"Ce qui barre la route fait faire du chemin" (Jean de La Bruyère - 'Les Caractères')

mardi 26 juillet 2011

La plaie des sujets "météo" à la radio-télé

«Tell me something I don’t know» : racontez-moi quelque chose que je ne sais pas. C’est l’essence du journalisme : donnez-moi des nouvelles, informez-moi, dites-moi ce que j’ignore.
Cette loi élémentaire est de plus en plus oubliée par les médias grand public, radios et télés. Cette dérive est illustrée par la profusion des sujets liés aux conditions atmosphériques. Il fait froid en hiver, il fait chaud en été. Variantes : il fait doux en hiver, il fait frais en été. A chaque fois, déluge de reportages.

En cas d’été maussade, vous n’échapperez pas aux campeurs pataugeant dans la boue sous un ciel pluvieux, aux cafetiers geignards, aux marchands de glace déconfits, aux plagistes neurasthéniques.

C’est cette thématique que nous subissons en ce moment. Juillet est assez moche. Si je suis dans une région touchée par des conditions climatiques médiocres, pas besoin des médias pour me l’apprendre : je n’ai qu’à regarder par la fenêtre.

Le temps qu’il fait n’est pas une information qui mérite d’être relayée et illustrée à qui mieux mieux. Les prévisions météorologiques occupent suffisamment de temps d’antenne par ailleurs.

Mais les rédacteurs en chef ont des certitudes bien ancrées qu’ils assènent péremptoirement dans les conférences de rédaction : «Vous avez vu le temps qu’il fait ? Les gens ne parlent que de ça !». Si «les gens» en parlent, les médias meurent d’envie d’en parler. C’est l’accompagnement psychologique de l’auditoire. Il faut impérativement être en empathie.

Alors, l’hiver, dès le premier flocon repéré aux abords du périphérique parisien, on voit surgir des reporters emmitouflés, plantés sur le bitume qui peine à blanchir. Alerte générale : de la neige en hiver sur l’hémisphère nord !

L’été, s’il fait chaud, c’est le dispositif canicule, bien rôdé, qui est déclenché : reportage obligatoire dans une maison de retraite où l’on veille au rafraichissement et à l’humidification des anciens. Autre déclinaison possible : bébé et la chaleur.

Quand l’été est un peu pourri, comme en ce moment, le poncif, c’est d’aller interviewer les touristes décontenancés et les professionnels du tourisme. «Les professionnels du tourisme font grise mine», entend-on.

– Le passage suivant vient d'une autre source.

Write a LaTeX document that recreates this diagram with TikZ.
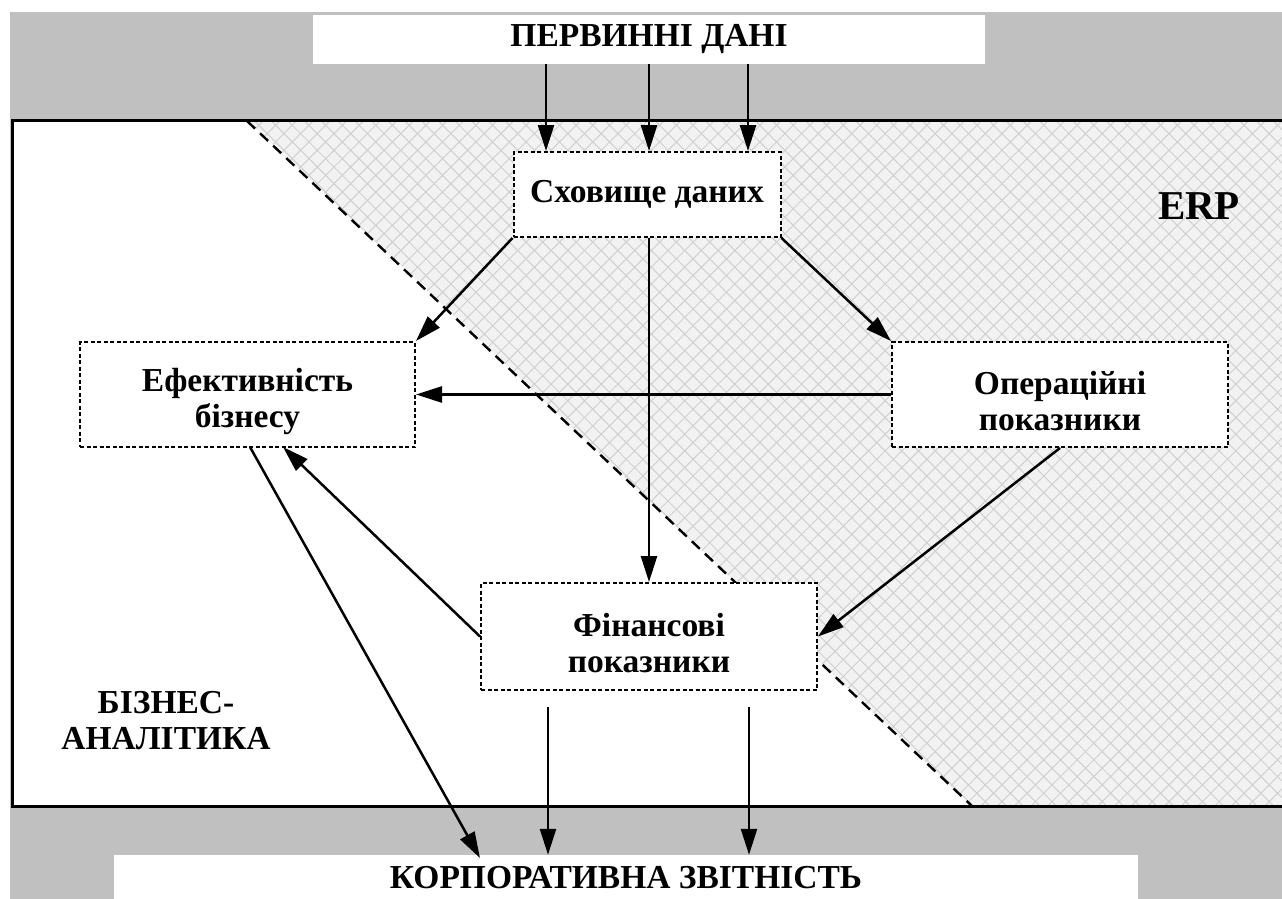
\documentclass[tikz,border=0pt]{standalone}
\usepackage{fontspec}
\setmainfont{Liberation Serif}
\usetikzlibrary{arrows.meta}
\definecolor{framegray}{RGB}{192,192,192}
\definecolor{hatchbg}{RGB}{242,242,242}
\definecolor{hatchln}{RGB}{208,208,208}

\begin{document}
\begin{tikzpicture}[x=1pt,y=-1pt,
  lbl/.style={font=\fontsize{33.5}{36}\selectfont\bfseries, align=center, text=black},
  band/.style={lbl, fill=white, inner sep=0pt},
  block/.style={draw=black, fill=white, line width=2pt,
    dash pattern=on 4pt off 2.5pt, inner sep=0pt},
  caption/.style={label={[lbl, yshift=-7pt]center:{#1}}},
  arr/.style={line width=2.5pt, -{Triangle[length=26pt,width=16pt]}}
]
\useasboundingbox (0,0) rectangle (1282,899);
\fill[white] (0,0) rectangle (1282,899);

% grey frame around the layout
\fill[framegray] (10,12) rectangle (1282,899);

% input / output bands
\node[band, minimum width=672pt, minimum height=49pt] (prim) at (649,39.5) {ПЕРВИННІ ДАНІ};
\node[band, minimum width=1024pt, minimum height=46pt] (corp) at (626,878) {КОРПОРАТИВНА ЗВІТНІСТЬ};

% main field
\fill[white] (12,120) rectangle (1282,806);

% ERP zone with cross hatching
\begin{scope}
  \clip (247,120) -- (1282,120) -- (1282,806) -- (972,806) -- cycle;
  \fill[hatchbg] (0,0) rectangle (1282,899);
  \foreach \k in {-70,...,90}
    \draw[hatchln, line width=1pt] (\k*16.7,0) -- ++(1000,1000);
  \foreach \k in {0,...,150}
    \draw[hatchln, line width=1pt] (\k*16.7,0) -- ++(-1000,1000);
\end{scope}
\draw[line width=2.4pt, dash pattern=on 11pt off 7pt] (247,121) -- (972,806);
\draw[line width=3pt] (1283,120) -- (12,120) -- (12,806) -- (1283,806);

% zone labels
\node[lbl, font=\fontsize{41}{44}\selectfont\bfseries] (erp) at (1199,206) {ERP};
\node[lbl] (bi) at (166,721) {БІЗНЕС-\\АНАЛІТИКА};

% blocks
\node[block, lbl, minimum width=267pt, minimum height=85pt] (store) at (647,194.5) {Сховище даних};
\node[block, caption={Ефективність\\бізнесу}, minimum width=335pt, minimum height=105pt] (eff) at (247.5,394.5) {};
\node[block, caption={Операційні\\показники}, minimum width=336pt, minimum height=105pt] (ops) at (1060,394.5) {};
\node[block, caption={Фінансові\\показники}, minimum width=336pt, minimum height=107pt] (fin) at (649,636.5) {};

% column guides for parallel arrows
\coordinate (ca) at (546,0);
\coordinate (cb) at (649,0);
\coordinate (cc) at (748,0);
\coordinate (cd) at (548,0);
\coordinate (ce) at (749,0);
\coordinate (effin) at (283,447);
\coordinate (effout) at (250,447);
\coordinate (corpin) at (480,858);
\coordinate (fa) at (548,707);
\coordinate (fb) at (749,707);

% connectors
\draw[arr] (prim.south -| ca) -- (store.north -| ca);
\draw[arr] (prim.south -| cb) -- (store.north -| cb);
\draw[arr] (prim.south -| cc) -- (store.north -| cc);
\draw[arr] (store.south west) -- (eff.north east);
\draw[arr] (store.south east) -- (ops.north west);
\draw[arr] (store.south -| cb) -- (fin.north -| cb);
\draw[arr] (ops.west) -- (eff.east);
\draw[arr] (ops.south) -- (fin.east);
\draw[arr] (fin.west) -- (effin);
\draw[arr] (effout) -- (corpin);
\draw[arr] (fa) -- (corp.north -| cd);
\draw[arr] (fb) -- (corp.north -| ce);
\end{tikzpicture}
\end{document}
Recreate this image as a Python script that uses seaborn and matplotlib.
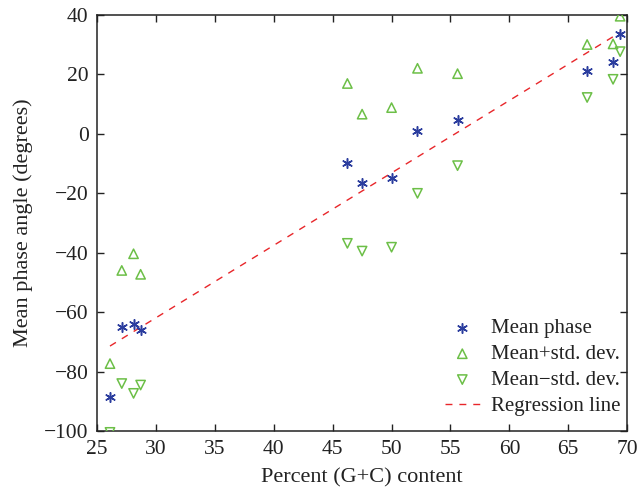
import numpy as np
import pandas as pd
import matplotlib
matplotlib.use("Agg")
import matplotlib.pyplot as plt
import seaborn as sns

gc_content = [26.1, 27.1, 28.1, 28.7, 46.25, 47.5, 50.0, 52.2, 55.6, 66.6, 68.8, 69.4]
mean_phase = [-88.3, -65.0, -63.9, -65.8, -9.9, -16.5, -14.7, 1.0, 4.7, 21.1, 24.2, 33.6]
mean_plus = [-77.2, -45.9, -40.3, -47.2, 16.9, 6.6, 8.8, 22.0, 20.2, 30.0, 30.2, 39.5]
mean_minus = [-100.3, -83.9, -87.2, -84.4, -36.8, -39.4, -38.1, -20.0, -10.7, 12.2, 18.3, 27.6]
xticks = [25, 30, 35, 40, 45, 50, 55, 60, 65, 70]
yticks = [-100, -80, -60, -40, -20, 0, 20, 40]

sns.set_theme(style="white")
plt.rcParams["font.family"] = ["Liberation Serif", "DejaVu Serif"]
plt.rcParams["mathtext.fontset"] = "stix"

df = pd.DataFrame({"x": gc_content, "mean": mean_phase, "plus": mean_plus, "minus": mean_minus})

fig = plt.figure(figsize=(6.4, 4.91), dpi=100)
ax = fig.add_axes([0.1516, 0.1212, 0.8284, 0.8488])

blue = "#2b3d9e"
green = "#6cbf47"
red = "#e8262a"
txt = "#222222"

sns.scatterplot(data=df, x="x", y="mean", ax=ax, marker=(6, 2, 0), s=48, color=blue,
                linewidth=1.1, edgecolor=blue, label="Mean phase", zorder=3)
sns.scatterplot(data=df, x="x", y="plus", ax=ax, marker="^", s=45, facecolor="none",
                edgecolor=green, linewidth=1.1, label="Mean+std. dev.", zorder=3)
sns.scatterplot(data=df, x="x", y="minus", ax=ax, marker="v", s=45, facecolor="none",
                edgecolor=green, linewidth=1.1, label="Mean\u2212std. dev.", zorder=3)

slope, intercept = np.polyfit(df["x"], df["mean"], 1)
xr = np.array([df["x"].min(), df["x"].max()])
reg = pd.DataFrame({"x": xr, "y": slope * xr + intercept})
sns.lineplot(data=reg, x="x", y="y", ax=ax, color=red, linestyle=(0, (5, 5)), linewidth=1.0,
             label="Regression line", zorder=2)

ax.set_xlim(25, 70)
ax.set_ylim(-100, 40)
ax.set_xticks(xticks)
ax.set_yticks(yticks)
ax.set_xlabel("Percent (G+C) content", fontsize=16, color=txt, labelpad=7)
ax.set_ylabel("Mean phase angle (degrees)", fontsize=16, color=txt, labelpad=8)
ax.tick_params(direction="in", length=5, width=1, labelsize=15.5, colors=txt,
               top=True, right=True, bottom=True, left=True, pad=6)
for s in ax.spines.values():
    s.set_visible(True)
    s.set_color(txt)
    s.set_linewidth(1.1)

leg = ax.legend(loc="lower right", bbox_to_anchor=(1.002, 0.02), frameon=False, fontsize=15,
                handlelength=1.7, borderpad=0.2, borderaxespad=0.15, labelspacing=0.3,
                handletextpad=0.55)
for t in leg.get_texts():
    t.set_color(txt)

fig.savefig("out.png", dpi=100)
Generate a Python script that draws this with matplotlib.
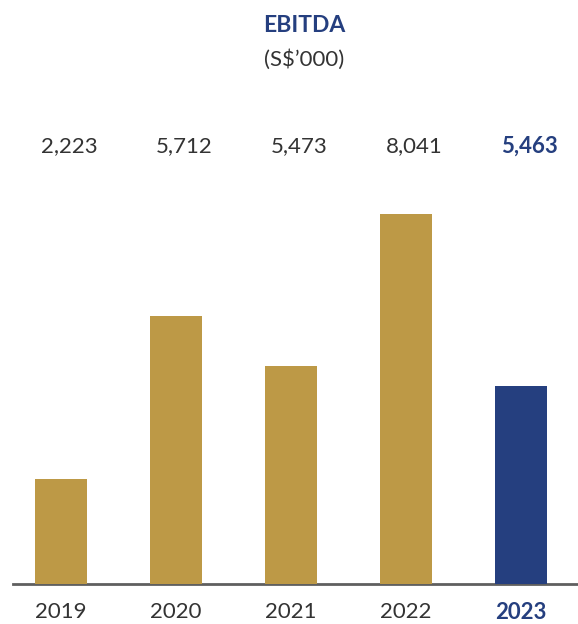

Ils font toujours grise mine, même quand il fait beau.

Avez-vous jamais entendu un hôtelier ou un restaurateur se déclarer satisfait de sa saison, même si la caisse est pleine ? Et connaissez-vous un vacancier épanoui s’il n’y a pas de neige en hiver à la montagne ou de soleil l’été au bord de la mer ? Ce n’est pas de l’information. C’est du remplissage.

1 commentaire:

DominiqueD. a dit…

Tirer ainsi sur la ficelle, par facilité, jusqu'à la nausée, cela va finir par couter cher aux journalistes. Il y a des mauvaises habitudes dont il est difficile ensuite d'aller à l'encontre.

S'ils donnent d'eux-mêmes du grain à moudre à ceux qui sont aux manettes des finances, s'ils leur donnent ainsi l'idée que les journaux peuvent être se faire à bas cout, cela va être difficile ensuite de relever la tête, dans un contexte global de réduction des couts, d'autant que le journalisme d'investigation n'est pas tellement la norme en France. De fait, entre le remplissage météo, les sujets rebattus jusqu'à plus soif et sur lesquels on n'a pas grand chose à dire sur le fond (DSK), les interviews plan-plan... Je crois que le mal est déjà fait.

Le modèle de Métro ou de 20minutes a gagné, et a contaminé le 13h et le 20h. De fait, je considère désormais que cette profession inclut malheureusement trop de nombreux "passe-plats".

A l'heure de la mondialisation, on est entré conjointement dans l'ère des passe-plats, comme l'était Bush (qualifié de marionnette par Philip Roth), comme l'est le gouvernement français face aux conseillers de l'Elysée, comme le sont nombre de journalistes, comme l'est l'assemblée française qui passent plus de 50% de son temps à convertir dans le droit français des directives de Bruxelles... Le vrai pouvoir est, de nos jours, dans l'ombre, encore faut-il vouloir le débusquer.